唯一留下的就是按策展人设计的文本理念,堪比废纸,策展人就靠着展览前言和图册中的只言片语来对外口吐莲花。
互为制约还是互相吹捧
策展人、艺术家、评论家本该作为一个完整的艺术生态系统,既保持独立的身份的同时也应适当有所关联,相互制约,相互依存,不能丧失独立性与判断性,否则会造成自己吹拉弹唱的现象。
当年的整形手术现场成为所谓的行为艺术市场,又或是练气功画《易经》的郭凤仪被邀参加威尼斯双年展等事件,都备受争议。一时间策展人、艺术批评家各执一词,口诛笔伐。这种现象的产生不仅是关乎艺术圈的发展状况,更多地是曝光人性的阴暗面。面对一个本不应该作为艺术家身份存在的人,以其为卒,将退其后,身后人将其不遗余力的吹捧包装,正如象棋博弈一般,兜兜转转布了一个很大的局,虽人人喊打却不失为一种炒作的“好办法”。这样而来制造出由头抢话题赚取个人利益,利用各方舆论名利双收,严重破坏了艺术市场秩序。退至其后的策展人、批评家、艺术人士、艺术机构、媒体都难辞其咎,他们用于人前的说辞难以遮掩其独立意识和艺术判断的缺失,牵扯而出的这种基本的专业素养以及逻辑错误值得深思。
艺术批评家像艺术家一样强调展览的创新概念与实验效果,艺术家像艺术批评家一样坚持自己的学术立场,策展人像经纪人一样“王婆卖瓜,自卖自夸”,带来了各方角色、身份的分离,五味杂陈的话语权带来的后果就是上文的提问:“还能相信谁?”更不要说老生常谈的问题“什么才是艺术?”导致整个艺术界价值观的混乱。

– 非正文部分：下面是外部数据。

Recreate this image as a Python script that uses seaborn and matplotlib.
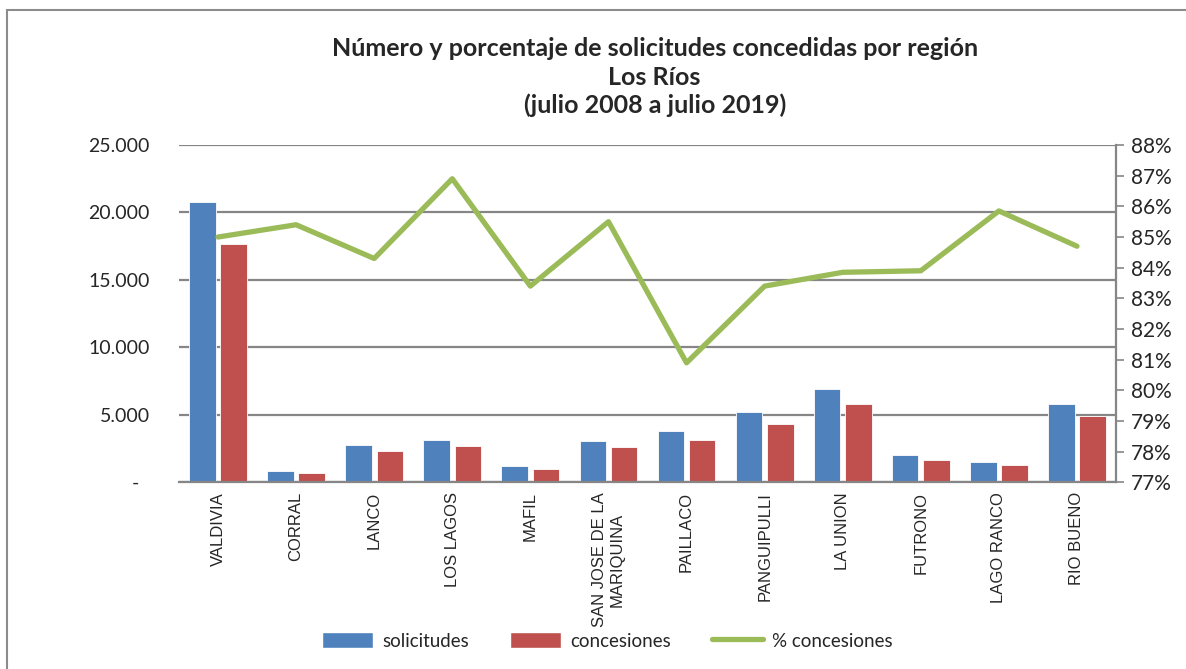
import numpy as np
import pandas as pd
import matplotlib
matplotlib.use("Agg")
import matplotlib.pyplot as plt
from matplotlib.patches import Patch, Rectangle
from matplotlib.lines import Line2D
from matplotlib.ticker import FuncFormatter, MultipleLocator
import seaborn as sns

# data
comunas = ["VALDIVIA", "CORRAL", "LANCO", "LOS LAGOS", "MAFIL",
           "SAN JOSE DE LA\nMARIQUINA", "PAILLACO", "PANGUIPULLI",
           "LA UNION", "FUTRONO", "LAGO RANCO", "RIO BUENO"]
solicitudes = [20800, 850, 2810, 3130, 1230, 3060, 3850, 5190, 6960, 2000, 1530, 5800]
concesiones = [17650, 725, 2340, 2710, 990, 2610, 3130, 4300, 5850, 1700, 1330, 4960]
pct_concesiones = [0.850, 0.854, 0.843, 0.869, 0.834, 0.855, 0.809, 0.834, 0.8385, 0.839, 0.8585, 0.847]

titulo = "Número y porcentaje de solicitudes concedidas por región\nLos Ríos\n(julio 2008 a julio 2019)"

blue = "#4F81BD"
red = "#C0504D"
green = "#9BBB59"
grid_gray = "#868686"

sns.set_style("white")
plt.rcParams["font.family"] = ["Lato", "DejaVu Sans"]

df = pd.DataFrame({
    "comuna": comunas * 2,
    "valor": solicitudes + concesiones,
    "serie": ["solicitudes"] * len(comunas) + ["concesiones"] * len(comunas),
})

fig = plt.figure(figsize=(11.86, 6.69), dpi=100)
ax = fig.add_axes([0.1509, 0.2788, 0.7901, 0.5045])

sns.barplot(data=df, x="comuna", y="valor", hue="serie",
            palette={"solicitudes": blue, "concesiones": red},
            width=0.8, gap=0.15, edgecolor="white", linewidth=0.6,
            saturation=1, ax=ax, legend=False)

ax.set_ylim(0, 25000)
ax.yaxis.set_major_locator(MultipleLocator(5000))
ax.yaxis.set_major_formatter(FuncFormatter(
    lambda v, p: "-  " if v == 0 else f"{int(v):,}".replace(",", ".")))
ax.set_axisbelow(True)
ax.grid(axis="y", color=grid_gray, linewidth=1.6)
ax.set_xlabel("")
ax.set_ylabel("")
ax.set_xlim(-0.5, len(comunas) - 0.5)
for s in ["top", "left", "right"]:
    ax.spines[s].set_visible(False)
ax.spines["bottom"].set_color(grid_gray)
ax.spines["bottom"].set_linewidth(1.6)
ax.tick_params(axis="y", length=0, pad=21, labelsize=14)
ax.tick_params(axis="x", length=0, pad=7)
ax.set_xticks(range(len(comunas)))
ax.set_xticklabels(comunas, rotation=90, va="top", ha="center", ma="center",
                   fontsize=12, family=["Liberation Sans", "DejaVu Sans"])

ax2 = ax.twinx()
sns.lineplot(x=np.arange(len(comunas)), y=pct_concesiones, color=green,
             linewidth=3.8, ax=ax2, legend=False)
ax2.set_ylim(0.77, 0.88)
ax2.yaxis.set_major_locator(MultipleLocator(0.01))
ax2.yaxis.set_major_formatter(FuncFormatter(lambda v, p: f"{v * 100:.0f}%"))
ax2.set_xlim(-0.5, len(comunas) - 0.5)
for s in ["top", "left", "bottom"]:
    ax2.spines[s].set_visible(False)
ax2.spines["right"].set_color(grid_gray)
ax2.spines["right"].set_linewidth(1.6)
ax2.tick_params(axis="y", direction="out", length=6, width=1.2, color=grid_gray,
                pad=5, labelsize=15, right=True)

fig.text(0.552, 0.944, titulo, ha="center", va="top", fontsize=18,
         fontweight="bold", linespacing=1.27)

handles = [Patch(facecolor=blue), Patch(facecolor=red),
           Line2D([0], [0], color=green, linewidth=3.8)]
fig.legend(handles, ["solicitudes", "concesiones", "% concesiones"],
           loc="center", bbox_to_anchor=(0.512, 0.042), ncol=3, frameon=False,
           fontsize=13.5, handlelength=2.7, handleheight=0.9,
           columnspacing=2.2, handletextpad=0.5)

fig.add_artist(Rectangle((7 / 1186, -0.1), 1.2, 1.1 - 10 / 669,
                         transform=fig.transFigure, fill=False,
                         edgecolor="#8C8C8C", linewidth=1.5))

fig.savefig("out.png", dpi=100)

吕澎曾在一次采访中提及策展人、批评家和教授三个身份之间的关系与权衡时说道:“身份的转换在今天这个时代是没有办法的事,你要实现最终的目标要过很多坎,有企业资本的坎,有学术的坎,有政府的坎,不同的要素才能构成最终目标的实现,所以应该把所有的东西看成是实现目标的必要要素,所以跟他们的合作、沟通都是工作的一个内容。策展人毕竟是一个社会的工作,一定得和社会上的很多要素发生关系。最终的目的是把事情做好。”
总而言之,要做好策展人,应该明确策展人的职责所在,讲究中庸之道,有所为又不为。
暂求苟且还是诗与远方
套用当下的一句流行语“这世界不止眼前的苟且,还有诗与远方”,如今的艺术圈也是如此。对于艺术家、批评家、策展人而言,是选择眼前的苟且,相互吹捧,在自我营造的小圈子中自娱自乐,无视艺术市场的秩序,在自己酿造的鸩酒中醉生梦死?还是在一片泥淖中出淤泥而不染,与志同道合者共同净化原本已经略有污浊的环境?孟子云,穷则独善其身,达则兼济天下。任何一位艺术行业的从业者,无论是初出茅庐的美院学子,还是身居高位的艺坛领袖,作为中华文明的继承者,都应当面朝远方,心怀敬畏。